WRITTEN EXERCISE: All of the data should be output character for character, except the pictures.

DATA SECTION:
[BEGIN]
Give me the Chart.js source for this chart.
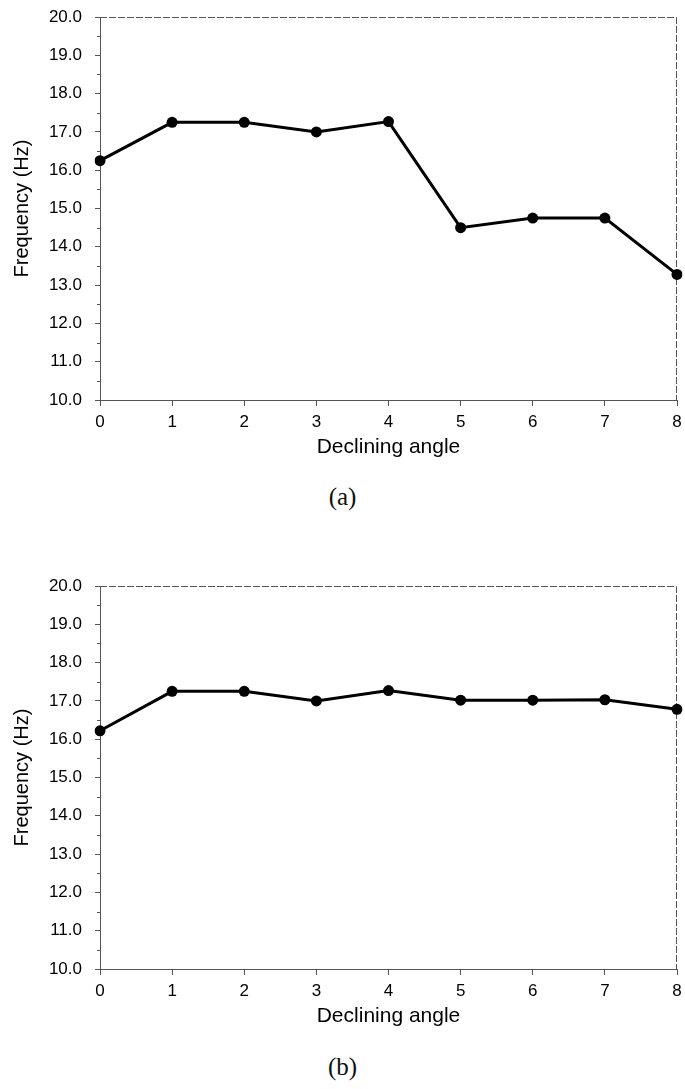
<!DOCTYPE html>
<html>
<head>
<meta charset="utf-8">
<script src="https://cdn.jsdelivr.net/npm/chart.js@4/dist/chart.umd.min.js"></script>
<style>
  html, body { margin: 0; padding: 0; background: #fff; }
  body { width: 685px; height: 1089px; position: relative; overflow: hidden; }
  .panel { position: absolute; left: 0; width: 685px; height: 470px; }
  .caption { position: absolute; left: 0; width: 685px; text-align: center;
             font-family: "Liberation Serif", "DejaVu Serif", serif; font-size: 25px; color: #111; }
</style>
</head>
<body>
<div class="panel" style="top:0"><canvas id="chartA" width="685" height="470"></canvas></div>
<div class="caption" style="top:483px">(a)</div>
<div class="panel" style="top:569px"><canvas id="chartB" width="685" height="470"></canvas></div>
<div class="caption" style="top:1053px">(b)</div>

<script>
// Declining angle categories along the horizontal axis
const angles = ['0', '1', '2', '3', '4', '5', '6', '7', '8'];

// Natural frequency (Hz) for each declining angle
const freqA = [16.25, 17.25, 17.25, 17.0, 17.27, 14.5, 14.75, 14.75, 13.28];
const freqB = [16.22, 17.25, 17.25, 17.0, 17.27, 17.02, 17.02, 17.03, 16.78];

// Frequency axis tick values
const freqTicks = [10, 11, 12, 13, 14, 15, 16, 17, 18, 19, 20];

const FONT = '"Liberation Sans", Arial, sans-serif';

// Dashed frame on the top/right edges plus half-unit minor ticks on the y axis
const framePlugin = {
  id: 'frame',
  beforeDatasetsDraw(chart) {
    const { ctx, chartArea: a, scales: { y } } = chart;
    ctx.save();
    ctx.strokeStyle = '#555';
    ctx.lineWidth = 1;
    ctx.setLineDash([7, 2]);
    ctx.beginPath();
    ctx.moveTo(a.left, a.top + 0.5);
    ctx.lineTo(a.right - 0.5, a.top + 0.5);
    ctx.lineTo(a.right - 0.5, a.bottom);
    ctx.stroke();
    ctx.setLineDash([]);
    ctx.beginPath();
    for (let i = 0; i < freqTicks.length - 1; i++) {
      const v = (freqTicks[i] + freqTicks[i + 1]) / 2;
      const py = Math.round(y.getPixelForValue(v)) + 0.5;
      ctx.moveTo(a.left - 3, py);
      ctx.lineTo(a.left, py);
    }
    ctx.stroke();
    ctx.restore();
  }
};

function makeChart(id, values) {
  return new Chart(document.getElementById(id), {
    type: 'line',
    data: {
      labels: angles,
      datasets: [{
        data: values,
        borderColor: '#000',
        backgroundColor: '#000',
        borderWidth: 3,
        pointRadius: 5.5,
        pointBorderWidth: 0,
        pointBackgroundColor: '#000',
        tension: 0,
        fill: false
      }]
    },
    options: {
      responsive: false,
      animation: false,
      events: [],
      layout: { padding: { left: 0, top: 17, right: 8, bottom: 10 } },
      plugins: { legend: { display: false }, tooltip: { enabled: false } },
      scales: {
        x: {
          offset: false,
          grid: { drawOnChartArea: false, drawTicks: true, tickLength: 6, color: '#555' },
          border: { display: true, color: '#555', width: 1, dash: [7, 2] },
          ticks: { color: '#000', font: { family: FONT, size: 17 }, padding: 6, maxRotation: 0 },
          title: { display: true, text: 'Declining angle', color: '#000',
                   font: { family: FONT, size: 21 }, padding: { top: 0, bottom: 0 } },
          afterFit(s) { s.height = 60; s.paddingLeft = 0; s.paddingRight = 0; }
        },
        y: {
          min: 10, max: 20,
          afterBuildTicks(s) { s.ticks = freqTicks.map(v => ({ value: v })); },
          grid: { drawOnChartArea: false, drawTicks: true, tickLength: 5, color: '#555' },
          border: { display: true, color: '#555', width: 1, dash: [7, 2] },
          ticks: { color: '#000', font: { family: FONT, size: 17 }, padding: 13,
                   callback: v => Number(v).toFixed(1) },
          title: { display: true, text: 'Frequency (Hz)', color: '#000',
                   font: { family: FONT, size: 20 }, padding: { top: 10, bottom: 0 } },
          afterFit(s) { s.width = 100; s.paddingTop = 0; s.paddingBottom = 0; }
        }
      }
    },
    plugins: [framePlugin]
  });
}

makeChart('chartA', freqA);
makeChart('chartB', freqB);
</script>
</body>
</html>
[END]
FINISHED ANSWER:
Give me the Chart.js source for this chart.
<!DOCTYPE html>
<html>
<head>
<meta charset="utf-8">
<script src="https://cdn.jsdelivr.net/npm/chart.js@4/dist/chart.umd.min.js"></script>
<style>
  html, body { margin: 0; padding: 0; background: #fff; }
  body { width: 685px; height: 1089px; position: relative; overflow: hidden; }
  .panel { position: absolute; left: 0; width: 685px; height: 470px; }
  .caption { position: absolute; left: 0; width: 685px; text-align: center;
             font-family: "Liberation Serif", "DejaVu Serif", serif; font-size: 25px; color: #111; }
</style>
</head>
<body>
<div class="panel" style="top:0"><canvas id="chartA" width="685" height="470"></canvas></div>
<div class="caption" style="top:483px">(a)</div>
<div class="panel" style="top:569px"><canvas id="chartB" width="685" height="470"></canvas></div>
<div class="caption" style="top:1053px">(b)</div>

<script>
// Declining angle categories along the horizontal axis
const angles = ['0', '1', '2', '3', '4', '5', '6', '7', '8'];

// Natural frequency (Hz) for each declining angle
const freqA = [16.25, 17.25, 17.25, 17.0, 17.27, 14.5, 14.75, 14.75, 13.28];
const freqB = [16.22, 17.25, 17.25, 17.0, 17.27, 17.02, 17.02, 17.03, 16.78];

// Frequency axis tick values
const freqTicks = [10, 11, 12, 13, 14, 15, 16, 17, 18, 19, 20];

const FONT = '"Liberation Sans", Arial, sans-serif';

// Dashed frame on the top/right edges plus half-unit minor ticks on the y axis
const framePlugin = {
  id: 'frame',
  beforeDatasetsDraw(chart) {
    const { ctx, chartArea: a, scales: { y } } = chart;
    ctx.save();
    ctx.strokeStyle = '#555';
    ctx.lineWidth = 1;
    ctx.setLineDash([7, 2]);
    ctx.beginPath();
    ctx.moveTo(a.left, a.top + 0.5);
    ctx.lineTo(a.right - 0.5, a.top + 0.5);
    ctx.lineTo(a.right - 0.5, a.bottom);
    ctx.stroke();
    ctx.setLineDash([]);
    ctx.beginPath();
    for (let i = 0; i < freqTicks.length - 1; i++) {
      const v = (freqTicks[i] + freqTicks[i + 1]) / 2;
      const py = Math.round(y.getPixelForValue(v)) + 0.5;
      ctx.moveTo(a.left - 3, py);
      ctx.lineTo(a.left, py);
    }
    ctx.stroke();
    ctx.restore();
  }
};

function makeChart(id, values) {
  return new Chart(document.getElementById(id), {
    type: 'line',
    data: {
      labels: angles,
      datasets: [{
        data: values,
        borderColor: '#000',
        backgroundColor: '#000',
        borderWidth: 3,
        pointRadius: 5.5,
        pointBorderWidth: 0,
        pointBackgroundColor: '#000',
        tension: 0,
        fill: false
      }]
    },
    options: {
      responsive: false,
      animation: false,
      events: [],
      layout: { padding: { left: 0, top: 17, right: 8, bottom: 10 } },
      plugins: { legend: { display: false }, tooltip: { enabled: false } },
      scales: {
        x: {
          offset: false,
          grid: { drawOnChartArea: false, drawTicks: true, tickLength: 6, color: '#555' },
          border: { display: true, color: '#555', width: 1, dash: [7, 2] },
          ticks: { color: '#000', font: { family: FONT, size: 17 }, padding: 6, maxRotation: 0 },
          title: { display: true, text: 'Declining angle', color: '#000',
                   font: { family: FONT, size: 21 }, padding: { top: 0, bottom: 0 } },
          afterFit(s) { s.height = 60; s.paddingLeft = 0; s.paddingRight = 0; }
        },
        y: {
          min: 10, max: 20,
          afterBuildTicks(s) { s.ticks = freqTicks.map(v => ({ value: v })); },
          grid: { drawOnChartArea: false, drawTicks: true, tickLength: 5, color: '#555' },
          border: { display: true, color: '#555', width: 1, dash: [7, 2] },
          ticks: { color: '#000', font: { family: FONT, size: 17 }, padding: 13,
                   callback: v => Number(v).toFixed(1) },
          title: { display: true, text: 'Frequency (Hz)', color: '#000',
                   font: { family: FONT, size: 20 }, padding: { top: 10, bottom: 0 } },
          afterFit(s) { s.width = 100; s.paddingTop = 0; s.paddingBottom = 0; }
        }
      }
    },
    plugins: [framePlugin]
  });
}

makeChart('chartA', freqA);
makeChart('chartB', freqB);
</script>
</body>
</html>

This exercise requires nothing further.